The report, “A Looming Crisis: The Secure Detention of Youth After Arrest and Before Arraignment in Facilities Administered by the Massachusetts Executive Office of Public Safety and Security,” reveals that youth securely detained after being arrested in the late afternoons, evenings or over a weekend are frequently denied access to bail and subjected to conditions that do not meet state regulations.
“Far too many kids are being locked up and detained in substandard conditions for no good reason,” said Robin Dahlberg, senior staff attorney with the ACLU Racial Justice Program and the primary author of the report. “Unnecessary detention has a dramatic and negative impact on our children by pushing them deeper into the criminal justice system.”
A sizeable majority of these youth are detained in locked-down secure facilities known as Alternative Lock-up Programs (ALPs), administered by the Massachusetts Executive Office of Public Safety and Security (EOPSS).
Two of the EOPSS ALPs are not licensed by the state agency responsible for overseeing residential child care facilities – the Massachusetts Department of Early Education and Care. These facilities have operated without showers, without recreational activities, without sufficient staff or sufficiently trained staff and without female guards for female detainees.
Further problems include the detention of youth under the age of 14 in violation of state law and the disproportionate detention of youth of color. Minority youth comprise between 20 and 25 percent of all adolescents in the Commonwealth, yet account for more than 60 percent of the children detained in the EOPSS ALPs.
“We are failing our youth, and particularly our youth of color, by not looking for alternatives to incarceration in situations where incarceration is completely unwarranted,” said Barbara Kaben, Deputy Director of the Children’s Law Center of Massachusetts. “Locking kids up unnecessarily, particularly first-time offenders, sends the wrong message about how we as adults view them.”
According to the report, Massachusetts officials have consistently refused to utilize state funds to finance the ALPs, relying instead on federal money that is intended to fund programs designed to reduce the need for detention and combat recidivism.
“The Commonwealth is trying to get away with detaining kids on the cheap,” said Carol Rose, Executive Director of the ACLU of Massachusetts. “If we don’t help our youth now, they will become an even bigger burden on the state’s coffers down the road.”

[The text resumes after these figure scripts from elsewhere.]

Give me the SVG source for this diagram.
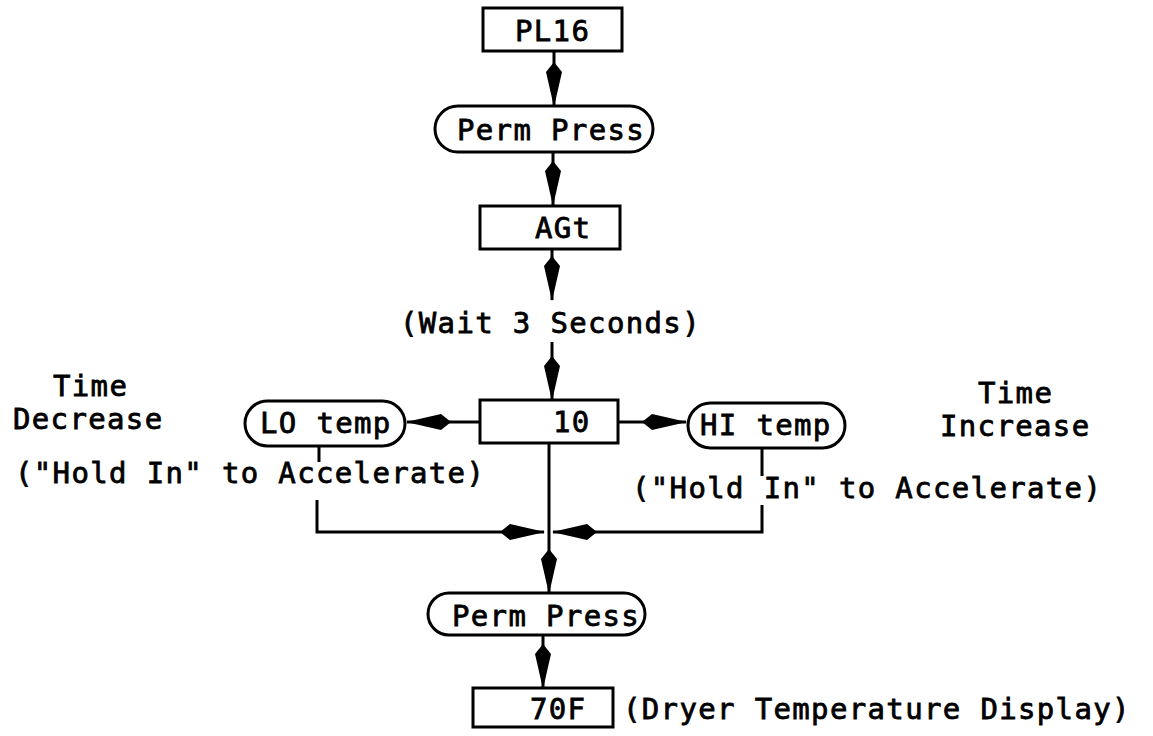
<svg xmlns="http://www.w3.org/2000/svg" width="1153" height="736" viewBox="0 0 1153 736">
<style>
.box{fill:#fff;stroke:#000;stroke-width:3}
.t{font-family:"DejaVu Sans Mono","Liberation Mono",monospace;font-size:29px;letter-spacing:1.35px;fill:#000;stroke:#000;stroke-width:0.8px}
.ln{fill:none;stroke:#000;stroke-width:3}
</style>
<defs>
<marker id="ah" viewBox="-48 -10 50 20" refX="0" refY="0" markerWidth="50" markerHeight="20" markerUnits="userSpaceOnUse" orient="auto">
<path d="M1,0 L-34,-8 L-44,0 L-34,8 Z" fill="#000"/>
</marker>
</defs>
<rect width="1153" height="736" fill="#fff"/>
<g id="connectors">
<line class="ln" x1="554" y1="52" x2="554" y2="106" marker-end="url(#ah)"/>
<line class="ln" x1="553" y1="152" x2="553" y2="205" marker-end="url(#ah)"/>
<line class="ln" x1="552" y1="249" x2="552" y2="300" marker-end="url(#ah)"/>
<line class="ln" x1="552" y1="342" x2="552" y2="400" marker-end="url(#ah)"/>
<line class="ln" x1="480" y1="422" x2="407" y2="422" marker-end="url(#ah)"/>
<line class="ln" x1="618" y1="422" x2="686" y2="422" marker-end="url(#ah)"/>
<line class="ln" x1="549" y1="443" x2="549" y2="593" marker-end="url(#ah)"/>
<line class="ln" x1="319" y1="446" x2="319" y2="462"/>
<polyline class="ln" points="317,500 317,532 544,532" marker-end="url(#ah)"/>
<line class="ln" x1="762" y1="448" x2="762" y2="476"/>
<polyline class="ln" points="762,505 762,532 553,532" marker-end="url(#ah)"/>
<line class="ln" x1="543" y1="635" x2="543" y2="688" marker-end="url(#ah)"/>
</g>
<g id="pl16"><rect class="box" x="483" y="8" width="139" height="43"/><text class="t" x="515" y="41">PL16</text></g>
<g id="permpress1"><rect class="box" x="435" y="106" width="218" height="46" rx="23"/><text class="t" x="457" y="140">Perm Press</text></g>
<g id="agt"><rect class="box" x="480" y="206" width="140" height="43"/><text class="t" x="535" y="238">AGt</text></g>
<g id="wait"><text class="t" x="400" y="333">(Wait 3 Seconds)</text></g>
<g id="ten"><rect class="box" x="480" y="400" width="138" height="43"/><text class="t" x="553" y="432">10</text></g>
<g id="lotemp"><rect class="box" x="245" y="401" width="160" height="45" rx="22.5"/><text class="t" x="260" y="433">LO temp</text></g>
<g id="hitemp"><rect class="box" x="688" y="403" width="157" height="45" rx="22.5"/><text class="t" x="700" y="435">HI temp</text></g>
<g id="timedecrease"><text class="t" x="53" y="396">Time</text><text class="t" x="13" y="429">Decrease</text></g>
<g id="timeincrease"><text class="t" x="978" y="403">Time</text><text class="t" x="940" y="436">Increase</text></g>
<g id="holdleft"><text class="t" x="15" y="483">("Hold In" to Accelerate)</text></g>
<g id="holdright"><text class="t" x="632" y="498">("Hold In" to Accelerate)</text></g>
<g id="permpress2"><rect class="box" x="428" y="593" width="217" height="42" rx="21"/><text class="t" x="452" y="626">Perm Press</text></g>
<g id="f70"><rect class="box" x="473" y="688" width="140" height="39"/><text class="t" x="530" y="719">70F</text></g>
<g id="dryer"><text class="t" x="623" y="719">(Dryer Temperature Display)</text></g>
</svg>
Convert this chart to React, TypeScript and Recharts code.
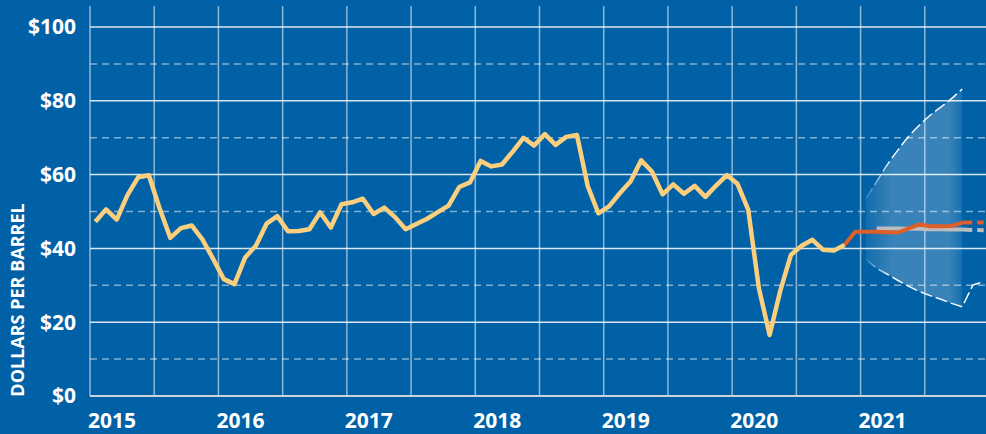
import React from "react";
import {
  ComposedChart,
  Line,
  Area,
  XAxis,
  YAxis,
  CartesianGrid,
} from "recharts";

// monthly WTI spot price, dollars per barrel
const years = ["2015", "2016", "2017", "2018", "2019", "2020", "2021"];
const price2015 = [47.22, 50.58, 47.82, 54.45, 59.27, 59.82, 50.9, 42.87, 45.48, 46.22, 42.44, 37.19];
const price2016 = [31.68, 30.32, 37.55, 40.75, 46.71, 48.76, 44.65, 44.72, 45.18, 49.78, 45.66, 51.97];
const price2017 = [52.5, 53.47, 49.33, 51.06, 48.48, 45.18, 46.63, 48.04, 49.82, 51.58, 56.64, 57.88];
const price2018 = [63.7, 62.23, 62.73, 66.25, 69.98, 67.87, 70.98, 68.06, 70.23, 70.75, 56.96, 49.52];
const price2019 = [51.38, 54.95, 58.15, 63.86, 60.83, 54.66, 57.35, 54.81, 56.95, 53.96, 57.03, 59.88];
const price2020 = [57.52, 50.54, 29.21, 16.55, 28.56, 38.31, 40.71, 42.34, 39.63, 39.4, 40.94];

// forecast Nov 2020 - Dec 2021
const forecastPrices = [40.94, 44.5, 44.5, 44.5, 44.4, 44.3, 45.4, 46.5, 46.0, 46.0, 46.1, 47.0, 47.0, 47.0];
// futures Feb 2021 - Dec 2021
const futuresPrices = [45.4, 45.4, 45.4, 45.3, 45.3, 45.2, 45.2, 45.1, 45.1, 45.0, 44.9];
// confidence interval, from Jan 2021
const upperBand = [53.5, 58.1, 62.7, 66.7, 70.4, 73.4, 76.1, 78.3, 80.6, 83.2];
const lowerBand = [37.0, 34.6, 33.0, 31.3, 29.7, 28.3, 27.2, 26.2, 25.1, 24.2, 30.1, 31.0];

const history = [...price2015, ...price2016, ...price2017, ...price2018, ...price2019, ...price2020];
const FC_START = 70; // Nov 2020
const FUT_START = 73; // Feb 2021
const BAND_START = 72; // Jan 2021
const TAIL_START = 81; // Oct 2021, dashed after

const data = Array.from({ length: 84 }, (_, i) => {
  const fc = forecastPrices[i - FC_START];
  const fut = futuresPrices[i - FUT_START];
  const up = upperBand[i - BAND_START];
  const lo = lowerBand[i - BAND_START];
  return {
    m: i + 0.5,
    price: history[i],
    fc: i <= TAIL_START ? fc : undefined,
    fcTail: i >= TAIL_START ? fc : undefined,
    fut: i <= TAIL_START ? fut : undefined,
    futTail: i >= TAIL_START ? fut : undefined,
    upper: up,
    lower: lo,
    band: up !== undefined && lo !== undefined ? [lo, up] : undefined,
  };
});

const BG = "#0161a6";
const FONT = "'Open Sans', sans-serif";

const YearTick = (props: any) => {
  const { x, y, payload } = props;
  const idx = payload.value / 12;
  if (payload.value % 12 !== 0 || !years[idx]) return null;
  return (
    <text x={x - 2} y={y + 32} textAnchor="start" fill="#fff" fontSize={21} fontWeight={700} fontFamily={FONT}>
      {years[idx]}
    </text>
  );
};

export default function App() {
  return (
    <div style={{ position: "absolute", left: 0, top: 0, width: 986, height: 434, overflow: "hidden", background: BG }}>
      <ComposedChart width={989} height={434} data={data} margin={{ top: 6, right: 0, bottom: 0, left: 0 }}>
        <defs>
          <linearGradient id="bandFade" gradientUnits="userSpaceOnUse" x1={858} y1={0} x2={970} y2={0}>
            <stop offset="0" stopColor="#fff" stopOpacity={0.04} />
            <stop offset="0.3" stopColor="#fff" stopOpacity={0.36} />
            <stop offset="0.82" stopColor="#fff" stopOpacity={0.36} />
            <stop offset="1" stopColor="#fff" stopOpacity={0} />
          </linearGradient>
          <linearGradient id="edgeFade" gradientUnits="userSpaceOnUse" x1={862} y1={0} x2={890} y2={0}>
            <stop offset="0" stopColor="#fff" stopOpacity={0} />
            <stop offset="1" stopColor="#fff" stopOpacity={0.95} />
          </linearGradient>
        </defs>
        <CartesianGrid horizontal={false} stroke="#fff" strokeOpacity={0.55} strokeWidth={1.5} />
        <CartesianGrid vertical={false} horizontalValues={[20, 40, 60, 80, 100]} stroke="#fff" strokeOpacity={0.85} strokeWidth={1.5} />
        <CartesianGrid vertical={false} horizontalValues={[10, 30, 50, 70, 90]} stroke="#fff" strokeOpacity={0.5} strokeWidth={1.5} strokeDasharray="7 5" />
        <XAxis
          type="number"
          dataKey="m"
          domain={[0, 84]}
          ticks={[0, 6, 12, 18, 24, 30, 36, 42, 48, 54, 60, 66, 72, 78, 84]}
          allowDataOverflow
          height={38}
          tickSize={0}
          tickMargin={0}
          axisLine={{ stroke: "#c8d2dc", strokeWidth: 2 }}
          tickLine={false}
          tick={<YearTick />}
          interval={0}
        />
        <YAxis
          type="number"
          domain={[0, 105.7]}
          ticks={[0, 20, 40, 60, 80, 100]}
          allowDataOverflow
          width={90}
          tickSize={0}
          tickMargin={14}
          axisLine={false}
          tickLine={false}
          tickFormatter={(v: number) => `$${v}`}
          tick={{ fill: "#fff", fontSize: 21, fontWeight: 700, fontFamily: FONT }}
        />
        <Area dataKey="band" type="monotone" stroke="none" fill="url(#bandFade)" isAnimationActive={false} connectNulls={false} />
        <Line dataKey="upper" type="monotone" stroke="url(#edgeFade)" strokeWidth={1.5} strokeDasharray="12 4" dot={false} isAnimationActive={false} />
        <Line dataKey="lower" type="linear" stroke="url(#edgeFade)" strokeWidth={1.5} strokeDasharray="12 4" dot={false} isAnimationActive={false} />
        <Line dataKey="fut" type="linear" stroke="#bdbdbd" strokeWidth={4} dot={false} isAnimationActive={false} />
        <Line dataKey="futTail" type="linear" stroke="#bdbdbd" strokeWidth={4} strokeDasharray="10 5" dot={false} isAnimationActive={false} />
        <Line dataKey="fc" type="linear" stroke="#de5f27" strokeWidth={4} dot={false} isAnimationActive={false} />
        <Line dataKey="fcTail" type="linear" stroke="#de5f27" strokeWidth={4} strokeDasharray="10 5" dot={false} isAnimationActive={false} />
        <Line dataKey="price" type="linear" stroke="#fbcf7d" strokeWidth={4.5} strokeLinejoin="round" dot={false} isAnimationActive={false} />
      </ComposedChart>
      <svg width={40} height={434} style={{ position: "absolute", left: 0, top: 0 }}>
        <text
          transform="translate(17,300) rotate(-90)"
          textAnchor="middle"
          dominantBaseline="central"
          fill="#fff"
          fontSize={18}
          fontWeight={700}
          fontFamily={FONT}
        >
          DOLLARS PER BARREL
        </text>
      </svg>
    </div>
  );
}
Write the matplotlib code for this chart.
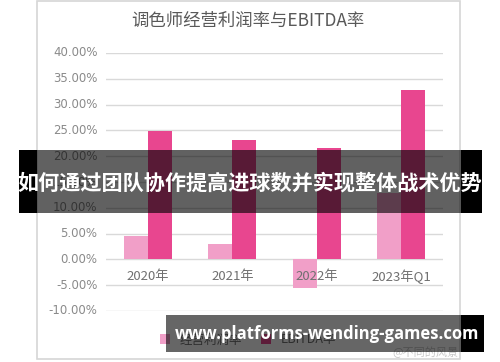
import matplotlib.pyplot as plt
from matplotlib.patches import Rectangle
import numpy as np

plt.rcParams['font.family'] = ['Noto Sans CJK SC', 'DejaVu Sans']

# Datos
categorias = ['2020年', '2021年', '2022年', '2023年Q1']
margen_operativo = [4.5, 3.0, -5.6, 12.8]
margen_ebitda = [24.8, 23.1, 21.5, 32.9]
yticks = [-10, -5, 0, 5, 10, 15, 20, 25, 30, 35, 40]
titulo = '调色师经营利润率与EBITDA率'
leyenda = ['经营利润率', 'EBITDA率']
banner = '如何通过团队协作提高进球数并实现整体战术优势'
marca = 'www.platforms-wending-games.com'

W, H = 500, 362
fig = plt.figure(figsize=(W / 100, H / 100), dpi=100, facecolor='white')

def px(x0, y0, x1, y1):
    # caja en pixeles (origen arriba-izquierda) -> coords de figura
    return (x0 / W, 1 - y1 / H, (x1 - x0) / W, (y1 - y0) / H)

# Tarjeta del grafico (debajo de los ejes)
x0, y0, w, h = px(37, 0.5, 460, 359)
fig.patches.append(Rectangle((x0, y0), w, h, transform=fig.transFigure,
                             facecolor='white', edgecolor='#d6d6d6', lw=1.2, zorder=-1))

fig.text(248 / W, 1 - 21 / H, titulo, ha='center', va='center',
         fontsize=12.5, color='#595959')

ax = fig.add_axes(px(106, 53, 443, 311))
ax.set_facecolor('none')
x = np.arange(len(categorias))
ancho = 0.285
c_claro = '#f19fc8'
c_oscuro = '#e8468f'
ax.bar(x - ancho / 2, margen_operativo, ancho, color=c_claro, zorder=3, label=leyenda[0])
ax.bar(x + ancho / 2, margen_ebitda, ancho, color=c_oscuro, zorder=3, label=leyenda[1])

ax.set_xlim(-0.5, 3.5)
ax.set_ylim(-10, 40)
for t in yticks:
    ax.axhline(t, color='#d9d9d9', lw=1, zorder=1)
    ax.text(-0.6, t, f'{t:.2f}%', ha='right', va='center', fontsize=8.5,
            color='#8a8a8a', family=['DejaVu Sans'])
for i, c in enumerate(categorias):
    ax.text(i, -3.3, c, ha='center', va='center', fontsize=9.5, color='#707070', zorder=4)

for s in ax.spines.values():
    s.set_visible(False)
ax.set_xticks([])
ax.set_yticks([])

fig.legend(loc='center', bbox_to_anchor=(248 / W, 1 - 340 / H), ncol=2, frameon=False,
           fontsize=9, handlelength=0.8, handleheight=0.8, columnspacing=1.5,
           labelcolor='#707070')

fig.text(425 / W, 1 - 352 / H, '@不同的风景', ha='center', va='center',
         fontsize=8, color='#c8c8c8')

# Banner oscuro
bx = [(19, 37, 1.0), (37, 461, 0.62), (461, 482, 1.0)]
for a, b, al in bx:
    r = px(a, 150, b, 213)
    fig.patches.append(Rectangle(r[:2], r[2], r[3], transform=fig.transFigure,
                                 facecolor='black', alpha=al, edgecolor='none', zorder=10))
fig.text(250 / W, 1 - 183 / H, banner, ha='center', va='center', fontsize=15.2,
         color='white', fontweight='bold', zorder=11)

# Marca de agua
wx = [(166, 461, 0.6), (461, 484, 1.0)]
for a, b, al in wx:
    r = px(a, 315, b, 352)
    fig.patches.append(Rectangle(r[:2], r[2], r[3], transform=fig.transFigure,
                                 facecolor='black', alpha=al, edgecolor='none', zorder=10))
fig.text(327 / W, 1 - 334 / H, marca, ha='center', va='center', fontsize=12,
         color='white', fontweight='bold', family=['Open Sans', 'DejaVu Sans'], zorder=11)

fig.savefig('out.png', dpi=100, facecolor='white')
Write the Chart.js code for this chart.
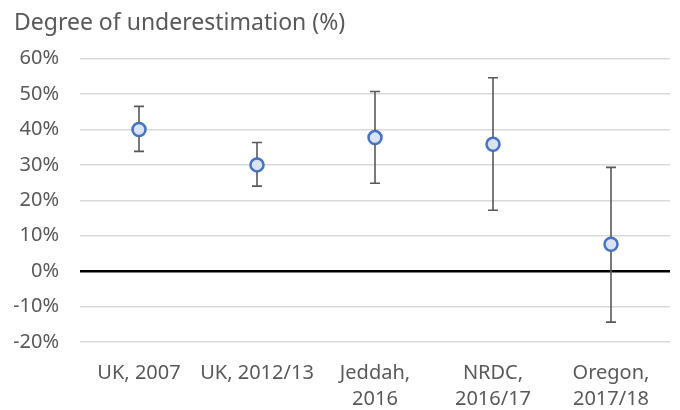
<!DOCTYPE html>
<html>
<head>
<meta charset="utf-8">
<script src="https://cdn.jsdelivr.net/npm/chart.js@4/dist/chart.umd.min.js"></script>
<style>
  body { margin: 0; background: #fff; }
</style>
</head>
<body>
<canvas id="myChart" width="680" height="410"></canvas>
<script>
// categorias e valores
const labels = [
    'UK, 2007',
    'UK, 2012/13',
    ['Jeddah,', '2016'],
    ['NRDC,', '2016/17'],
    ['Oregon,', '2017/18']
];
const values = [40, 30, 37.7, 35.8, 7.6];
const errLow = [33.8, 24, 24.8, 17.2, -14.4];
const errHigh = [46.5, 36.3, 50.7, 54.6, 29.3];
const yTicks = [-20, -10, 0, 10, 20, 30, 40, 50, 60];

const ctx = document.getElementById('myChart');

// plugin simples para desenhar as barras de erro
const errorBars = {
    id: 'errorBars',
    afterDatasetsDraw(chart) {
        const c = chart.ctx;
        const x = chart.scales.x;
        const y = chart.scales.y;
        c.save();
        c.strokeStyle = '#595959';
        c.lineWidth = 1.6;
        for (let i = 0; i < values.length; i++) {
            const px = x.getPixelForValue(i);
            const top = y.getPixelForValue(errHigh[i]);
            const bot = y.getPixelForValue(errLow[i]);
            const mid = y.getPixelForValue(values[i]);
            c.beginPath();
            c.moveTo(px, top); c.lineTo(px, mid - 7);
            c.moveTo(px, mid + 7); c.lineTo(px, bot);
            c.moveTo(px - 5, top); c.lineTo(px + 5, top);
            c.moveTo(px - 5, bot); c.lineTo(px + 5, bot);
            c.stroke();
        }
        c.restore();
    }
};

const config = {
    type: 'line',
    data: {
        labels: labels,
        datasets: [{
            data: values,
            showLine: false,
            pointRadius: 6.5,
            pointBorderWidth: 2.5,
            pointBorderColor: '#4472c4',
            pointBackgroundColor: '#dae3f3'
        }]
    },
    options: {
        responsive: false,
        animation: false,
        layout: { padding: { left: 14, right: 10, top: 4, bottom: 0 } },
        plugins: {
            legend: { display: false },
            tooltip: { enabled: false },
            title: {
                display: true,
                text: 'Degree of underestimation (%)',
                align: 'start',
                color: '#595959',
                font: { family: 'Noto Sans', size: 23, weight: 'normal' },
                padding: { top: 6, bottom: 21 }
            }
        },
        scales: {
            x: {
                offset: true,
                grid: { display: false, drawTicks: false },
                border: { display: false },
                afterFit(axis) { axis.height = 68; },
                ticks: {
                    color: '#595959',
                    font: { family: 'Noto Sans', size: 20, lineHeight: 1.3 },
                    padding: 18,
                    maxRotation: 0,
                    autoSkip: false
                }
            },
            y: {
                min: -20,
                max: 60,
                afterBuildTicks(axis) {
                    axis.ticks = yTicks.map(v => ({ value: v }));
                },
                afterFit(axis) { axis.width = 66; },
                border: { display: false },
                grid: {
                    color: c => c.tick && c.tick.value === 0 ? '#000000' : '#d9d9d9',
                    lineWidth: c => c.tick && c.tick.value === 0 ? 2.5 : 1.5,
                    drawTicks: false
                },
                ticks: {
                    color: '#595959',
                    font: { family: 'Noto Sans', size: 20 },
                    padding: 21,
                    callback: v => v + '%'
                }
            }
        }
    },
    plugins: [errorBars]
};

new Chart(ctx, config);
</script>
</body>
</html>
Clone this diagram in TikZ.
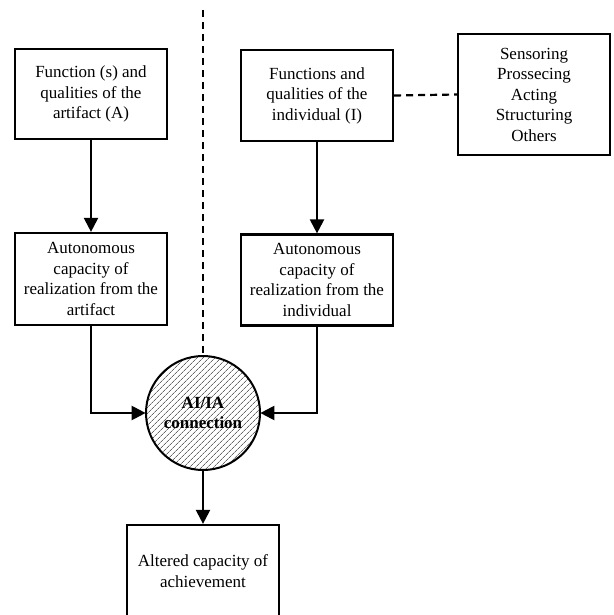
\documentclass[tikz,border=0pt]{standalone}
\usepackage{fontspec}
\setmainfont{Liberation Serif}
\usetikzlibrary{arrows.meta}
\usetikzlibrary{patterns.meta}
\tikzstyle{block} = [draw,line width=2.2pt,minimum width=152pt,inner sep=0pt,align=center,font=\fontsize{17}{20.5}\selectfont]
\tikzstyle{link} = [line width=2.2pt,-{Triangle[length=14pt,width=14pt]}]
\tikzstyle{dashlink} = [line width=2.2pt,dash pattern=on 7pt off 5pt]

\begin{document}
\begin{tikzpicture}[x=1pt,y=-1pt]
\clip (0,0) rectangle (613,615);

\draw(91,94) node[block,minimum height=90pt] (fa) {Function (s) and\\qualities of the\\artifact (A)};
\draw(317,95.5) node[block,minimum height=91pt] (fi) {Functions and\\qualities of the\\individual (I)};
\draw(534,94.5) node[block,minimum height=121pt] (sp) {Sensoring\\Prossecing\\Acting\\Structuring\\Others};

\draw(91,279) node[block,minimum height=92pt] (ra) {Autonomous\\capacity of\\realization from the\\artifact};
\draw(317,280) node[block,minimum height=91pt] (ri) {Autonomous\\capacity of\\realization from the\\individual};

%\draw(203,413) node (ai) {};
\draw(203,413) node[circle,draw,line width=2pt,minimum size=114pt,inner sep=0pt,
  pattern={Lines[angle=45,distance=4pt,line width=0.7pt]},pattern color=black!60,
  align=center,font=\bfseries\fontsize{17}{20}\selectfont] (ai) {AI/IA\\connection};

\draw(203,571) node[block,minimum height=92pt] (ac) {Altered capacity of\\achievement};

\coordinate (top) at (203,10);
\draw[dashlink] (top) -- (ai.north);
\draw[dashlink] (fi.east) -- (sp.west);

\draw[link] (fa) -- (ra);
\draw[link] (fi) -- (ri);
\draw[link] (ra.south) |- (ai.west);
\draw[link] (ri.south) |- (ai.east);
\draw[link] (ai) -- (ac);

\end{tikzpicture}
\end{document}
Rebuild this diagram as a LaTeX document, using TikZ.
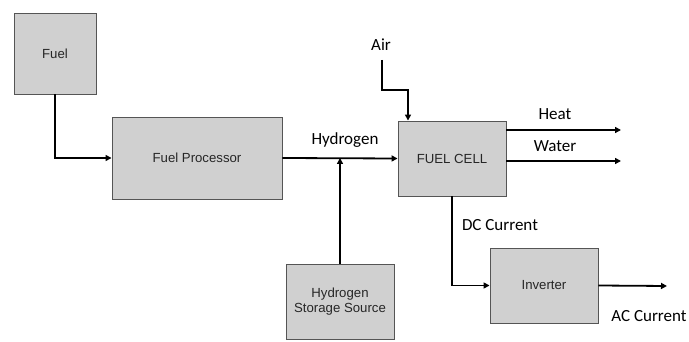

In an effort to prevent unnecessary detention, the report advocates that detention be limited only to those children who are flight risks and who pose a danger to their communities, that access to bail or immediate arraignment be readily available to all juvenile arrestees and that no child under 14 years of age ever be detained in a secure facility. The report also advocates for the Commonwealth to end its dependence on federal funds to support the ALP system.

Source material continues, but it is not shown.